Sort through the data and copy the lines holding the word "React".

**DATA LINES**
## START

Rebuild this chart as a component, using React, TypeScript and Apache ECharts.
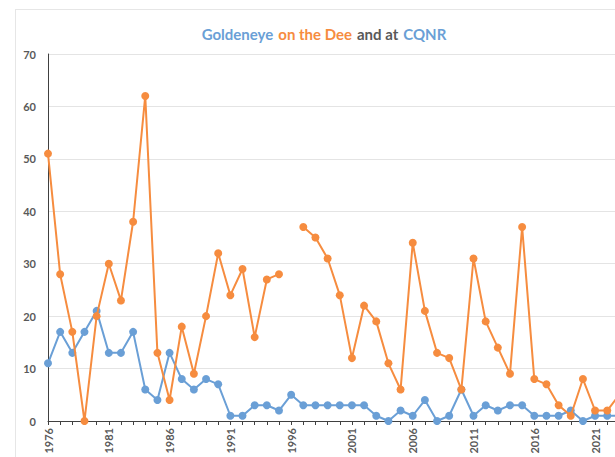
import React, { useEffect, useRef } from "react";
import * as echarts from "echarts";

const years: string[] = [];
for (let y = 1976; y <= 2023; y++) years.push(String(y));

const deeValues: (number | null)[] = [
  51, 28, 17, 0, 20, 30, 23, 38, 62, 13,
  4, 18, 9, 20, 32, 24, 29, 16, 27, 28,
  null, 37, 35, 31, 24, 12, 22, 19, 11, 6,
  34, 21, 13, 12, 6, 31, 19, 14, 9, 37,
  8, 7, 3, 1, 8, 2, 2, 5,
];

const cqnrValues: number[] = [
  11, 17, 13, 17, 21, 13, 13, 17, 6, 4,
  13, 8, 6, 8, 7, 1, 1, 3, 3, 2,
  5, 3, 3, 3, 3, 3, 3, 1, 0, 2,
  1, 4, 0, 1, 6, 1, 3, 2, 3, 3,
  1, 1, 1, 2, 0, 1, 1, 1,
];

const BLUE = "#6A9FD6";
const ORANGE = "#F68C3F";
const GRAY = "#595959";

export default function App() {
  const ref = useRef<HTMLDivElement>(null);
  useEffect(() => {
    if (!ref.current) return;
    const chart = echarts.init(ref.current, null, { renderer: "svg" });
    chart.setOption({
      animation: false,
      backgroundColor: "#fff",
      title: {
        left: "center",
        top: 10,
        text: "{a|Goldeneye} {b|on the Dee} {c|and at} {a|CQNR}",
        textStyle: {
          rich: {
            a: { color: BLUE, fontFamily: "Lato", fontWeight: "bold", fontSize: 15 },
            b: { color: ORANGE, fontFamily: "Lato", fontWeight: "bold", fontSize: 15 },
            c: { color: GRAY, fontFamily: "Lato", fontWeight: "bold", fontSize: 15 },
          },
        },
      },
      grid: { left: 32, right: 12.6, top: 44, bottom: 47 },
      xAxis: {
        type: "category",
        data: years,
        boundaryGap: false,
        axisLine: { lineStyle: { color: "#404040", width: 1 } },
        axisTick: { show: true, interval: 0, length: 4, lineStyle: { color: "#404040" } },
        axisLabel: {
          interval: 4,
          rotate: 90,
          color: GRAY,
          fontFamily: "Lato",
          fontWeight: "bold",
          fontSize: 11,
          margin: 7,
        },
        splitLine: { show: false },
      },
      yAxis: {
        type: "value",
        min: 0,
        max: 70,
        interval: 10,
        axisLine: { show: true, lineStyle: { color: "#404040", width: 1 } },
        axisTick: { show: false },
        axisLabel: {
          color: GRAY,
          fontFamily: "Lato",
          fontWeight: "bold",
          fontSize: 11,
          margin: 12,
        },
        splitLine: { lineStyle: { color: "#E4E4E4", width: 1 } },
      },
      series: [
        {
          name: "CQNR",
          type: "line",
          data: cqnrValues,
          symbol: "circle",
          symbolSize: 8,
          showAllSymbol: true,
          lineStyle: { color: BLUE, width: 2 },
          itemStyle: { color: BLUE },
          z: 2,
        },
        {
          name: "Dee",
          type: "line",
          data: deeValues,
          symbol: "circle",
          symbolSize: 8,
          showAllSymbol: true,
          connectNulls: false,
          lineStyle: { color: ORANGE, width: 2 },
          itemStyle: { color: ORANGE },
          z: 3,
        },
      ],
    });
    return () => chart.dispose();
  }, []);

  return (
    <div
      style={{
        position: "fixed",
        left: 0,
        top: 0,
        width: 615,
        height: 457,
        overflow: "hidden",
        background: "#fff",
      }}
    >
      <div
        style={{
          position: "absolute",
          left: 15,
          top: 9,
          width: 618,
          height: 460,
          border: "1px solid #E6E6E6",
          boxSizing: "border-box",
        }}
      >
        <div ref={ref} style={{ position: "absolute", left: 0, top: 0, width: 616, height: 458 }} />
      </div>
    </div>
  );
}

## END

**OUTPUT OF THE TASK**
Rebuild this chart as a component, using React, TypeScript and Apache ECharts.
import React, { useEffect, useRef } from "react";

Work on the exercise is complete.